Exercise task ▸ Collect each line containing "this".

Dataset ▸
________
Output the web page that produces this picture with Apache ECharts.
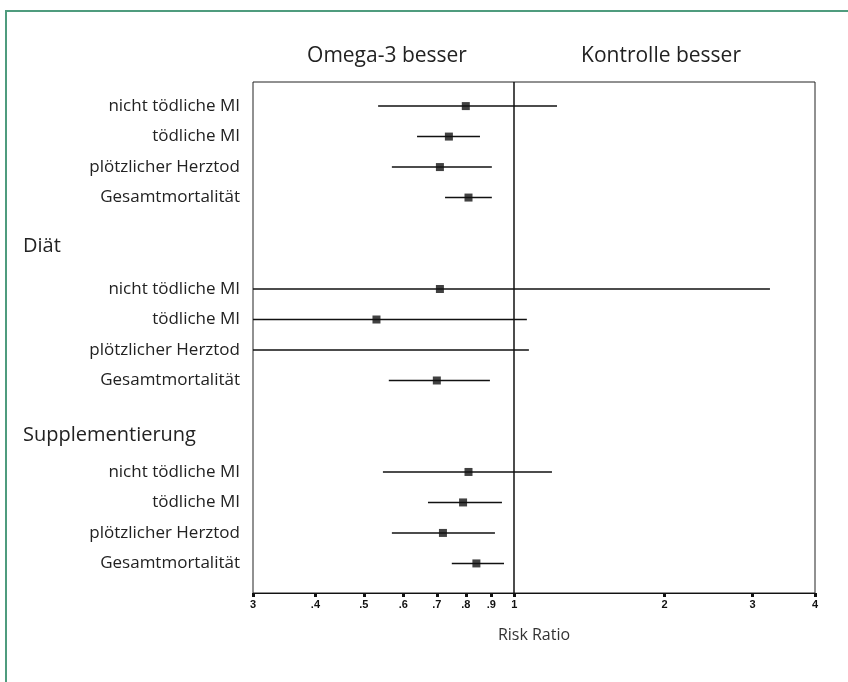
________
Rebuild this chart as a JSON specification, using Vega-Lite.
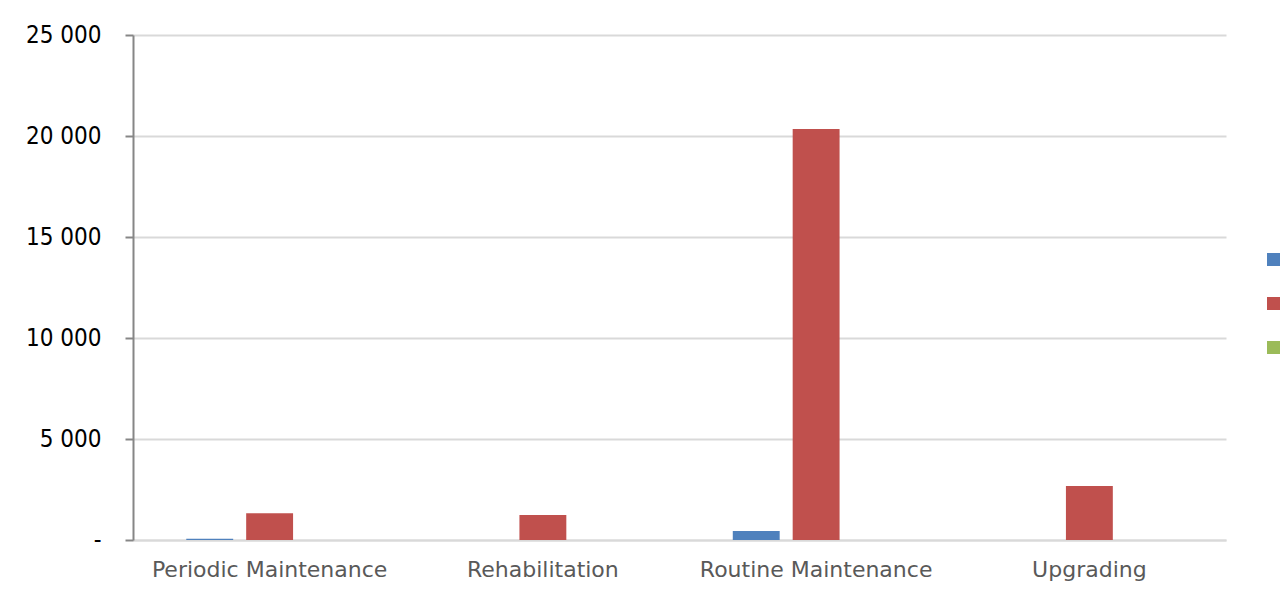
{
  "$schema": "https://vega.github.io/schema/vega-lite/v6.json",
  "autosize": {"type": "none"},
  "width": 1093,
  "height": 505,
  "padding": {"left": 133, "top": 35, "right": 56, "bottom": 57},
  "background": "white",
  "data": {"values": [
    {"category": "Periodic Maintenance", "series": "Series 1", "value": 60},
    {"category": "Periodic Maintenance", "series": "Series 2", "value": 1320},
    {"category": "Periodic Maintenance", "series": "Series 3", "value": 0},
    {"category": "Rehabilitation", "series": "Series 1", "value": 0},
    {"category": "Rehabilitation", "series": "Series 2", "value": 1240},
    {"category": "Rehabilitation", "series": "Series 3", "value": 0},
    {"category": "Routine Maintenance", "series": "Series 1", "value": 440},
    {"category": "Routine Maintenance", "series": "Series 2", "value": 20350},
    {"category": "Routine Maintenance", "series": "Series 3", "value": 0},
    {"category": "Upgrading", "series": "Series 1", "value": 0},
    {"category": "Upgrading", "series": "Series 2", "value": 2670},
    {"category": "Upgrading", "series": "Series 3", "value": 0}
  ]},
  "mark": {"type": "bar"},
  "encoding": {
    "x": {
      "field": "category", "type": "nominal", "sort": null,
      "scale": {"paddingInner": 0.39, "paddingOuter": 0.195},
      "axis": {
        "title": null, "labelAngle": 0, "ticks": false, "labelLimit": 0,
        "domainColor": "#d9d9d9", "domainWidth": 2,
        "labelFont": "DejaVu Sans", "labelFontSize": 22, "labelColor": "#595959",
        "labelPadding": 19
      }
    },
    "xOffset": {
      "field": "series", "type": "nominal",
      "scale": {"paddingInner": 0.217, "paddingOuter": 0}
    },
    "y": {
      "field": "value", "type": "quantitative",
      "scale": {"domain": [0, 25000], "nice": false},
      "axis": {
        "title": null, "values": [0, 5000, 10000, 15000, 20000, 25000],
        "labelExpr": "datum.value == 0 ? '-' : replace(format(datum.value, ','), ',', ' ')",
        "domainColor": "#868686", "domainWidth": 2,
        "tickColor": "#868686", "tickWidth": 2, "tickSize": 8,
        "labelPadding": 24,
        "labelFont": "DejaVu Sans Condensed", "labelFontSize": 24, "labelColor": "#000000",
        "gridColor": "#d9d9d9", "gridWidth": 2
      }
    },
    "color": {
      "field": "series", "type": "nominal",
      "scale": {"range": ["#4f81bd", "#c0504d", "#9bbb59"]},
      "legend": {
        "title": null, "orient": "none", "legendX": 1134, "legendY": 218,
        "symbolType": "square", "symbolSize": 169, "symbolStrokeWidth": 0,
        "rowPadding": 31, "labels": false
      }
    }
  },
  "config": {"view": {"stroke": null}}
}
________
Task answer ▸
Output the web page that produces this picture with Apache ECharts.
Rebuild this chart as a JSON specification, using Vega-Lite.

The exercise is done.